Radial haemolysis (RH) was used to test sera for immunity to rubella from 1317 patients attending a general practice. One hundred and forty-one (10·7%) were treated as susceptible and offered an attenuated virus vaccine (RA 27/3). Pre-immunization sera from 43% of these patients were reactive at low levels in RH (< 15 international units rubella antibody per ml).

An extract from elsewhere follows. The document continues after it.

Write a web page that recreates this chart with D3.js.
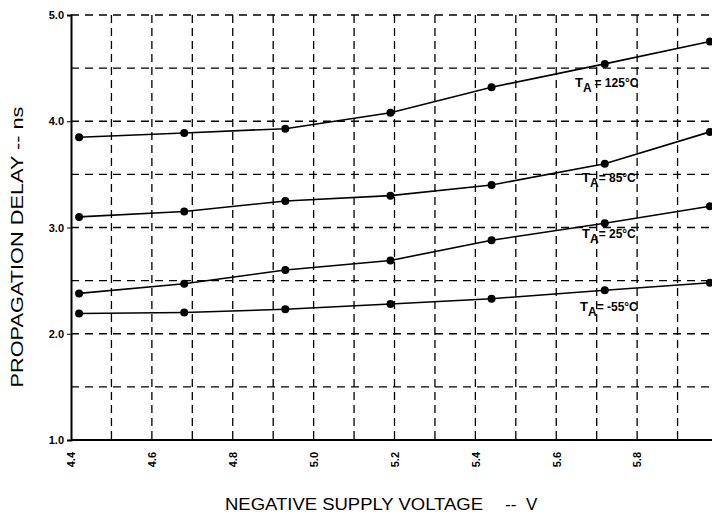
<!DOCTYPE html>
<html>
<head>
<meta charset="utf-8">
<script src="https://cdn.jsdelivr.net/npm/d3@7"></script>
<style>
  body { margin: 0; background: #fff; }
  svg { display: block; font-family: "Liberation Sans", Arial, sans-serif; }
</style>
</head>
<body>
<div id="chart"></div>
<script>
// supply voltage (V) at each measured point
const voltages = [4.42, 4.68, 4.93, 5.19, 5.44, 5.72, 5.98];

// propagation delay (ns) per ambient temperature
const delay125 = [3.85, 3.89, 3.93, 4.08, 4.32, 4.54, 4.75];
const delay85 = [3.10, 3.15, 3.25, 3.30, 3.40, 3.60, 3.90];
const delay25 = [2.38, 2.47, 2.60, 2.69, 2.88, 3.04, 3.20];
const delayM55 = [2.19, 2.20, 2.23, 2.28, 2.33, 2.41, 2.48];

const seriesLabels = ["125°C", "85°C", "25°C", "-55°C"];

const xTicks = [4.4, 4.6, 4.8, 5.0, 5.2, 5.4, 5.6, 5.8];
const yTicks = [1.0, 2.0, 3.0, 4.0, 5.0];

const width = 712, height = 517;
const margin = {left: 71, top: 15, bottom: 77};

const svg = d3.select("#chart").append("svg")
  .attr("width", width)
  .attr("height", height);

const x = d3.scaleLinear().domain([4.4, 6.0]).range([margin.left, 718]);
const y = d3.scaleLinear().domain([1.0, 5.0]).range([height - margin.bottom, margin.top]);

// dashed grid
const grid = svg.append("g").attr("stroke", "#000").attr("stroke-width", 1.3).attr("fill", "none");

d3.range(4.5, 6.0, 0.1).forEach(v => {
  grid.append("line")
    .attr("x1", x(v)).attr("x2", x(v))
    .attr("y1", y(5.0)).attr("y2", y(1.0))
    .attr("stroke-dasharray", "8,5");
});

d3.range(1.5, 5.01, 0.5).forEach(v => {
  grid.append("line")
    .attr("x1", x(4.4)).attr("x2", width)
    .attr("y1", y(v)).attr("y2", y(v))
    .attr("stroke-dasharray", "8,6");
});

// axes
const yAxis = svg.append("g")
  .attr("transform", `translate(${margin.left},0)`)
  .call(d3.axisLeft(y).tickValues(yTicks).tickFormat(d3.format(".1f")).tickSize(4).tickPadding(3));

const xAxis = svg.append("g")
  .attr("transform", `translate(0,${y(1.0)})`)
  .call(d3.axisBottom(x).tickValues(xTicks).tickFormat(d3.format(".1f")).tickSize(0));

[xAxis, yAxis].forEach(a => {
  a.select(".domain").attr("stroke-width", 2);
  a.selectAll("text").attr("font-size", 11).attr("font-weight", "bold").attr("fill", "#000");
});
xAxis.select(".domain").attr("d", `M${x(4.4)},0H${width}`);

xAxis.selectAll("text")
  .attr("transform", "rotate(-90)")
  .attr("text-anchor", "end")
  .attr("dy", "0.35em")
  .attr("x", -12)
  .attr("y", 0);

// curves
const allSeries = [delay125, delay85, delay25, delayM55];
const line = d3.line().x((d, i) => x(voltages[i])).y(d => y(d));

allSeries.forEach(s => {
  svg.append("path")
    .datum(s)
    .attr("fill", "none")
    .attr("stroke", "#000")
    .attr("stroke-width", 1.6)
    .attr("d", line);

  svg.append("g").selectAll("circle")
    .data(s)
    .enter()
      .append("circle")
        .attr("cx", (d, i) => x(voltages[i]))
        .attr("cy", d => y(d))
        .attr("r", 4)
        .attr("fill", "#000");
});

// temperature labels
const labelPos = [[575, 87], [582, 182], [582, 238], [580, 311]];
seriesLabels.forEach((t, i) => {
  const txt = svg.append("text")
    .attr("x", labelPos[i][0])
    .attr("y", labelPos[i][1])
    .attr("font-size", 12)
    .attr("font-weight", "bold");
  txt.append("tspan").attr("font-size", 13).text("T");
  txt.append("tspan").attr("dy", 5).text("A");
  txt.append("tspan").attr("dy", -5).text(i == 0 ? " = " + t : "= " + t);
});

// axis titles
svg.append("text")
  .attr("transform", `translate(23,247) rotate(-90)`)
  .attr("text-anchor", "middle")
  .attr("font-size", 17)
  .attr("textLength", 281)
  .attr("lengthAdjust", "spacingAndGlyphs")
  .text("PROPAGATION DELAY -- ns");

svg.append("text")
  .attr("x", 225)
  .attr("y", 510)
  .attr("font-size", 17)
  .attr("textLength", 258)
  .attr("lengthAdjust", "spacingAndGlyphs")
  .text("NEGATIVE SUPPLY VOLTAGE");

svg.append("text")
  .attr("x", 505)
  .attr("y", 510)
  .attr("font-size", 17)
  .text("--");

svg.append("text")
  .attr("x", 526)
  .attr("y", 510)
  .attr("font-size", 17)
  .text("V");
</script>
</body>
</html>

Pre- (S1) and post- (S2) immunization sera from 66 vaccinees were studied in detail. Antibody was detected by RH, haemagglutination inhibition (HI) and enzyme-linked immunosorbent assay (ELISA), and the specific IgM response was measured by a solid-phase M-antibody capture radioimmunoassay (MACRIA). The vaccine-induced IgM response was only detected if the S1 serum was non-reactive by all tests for rubella antibody. It was weaker than that seen following wild virus infection. It could be detected reliably for six weeks, and in most cases for nine weeks, after immunization. In contrast, patients with S1 specimens reactive by RH, HI or ELISA never showed an IgM response in the S2 specimen despite ‘significant’ antibody rises often being present.
It was considered that an IgM response to RA 27/3 was the best indicator of pre-immunization susceptibility to rubella. The failure of many vaccinees to make an IgM response implied that a significant proportion were already immune. It is suggested that the threshold for a report of immunity to rubella could be lowered from 15 i.u. antibody per ml and so fewer women immunized without vaccine being withheld from those who need it.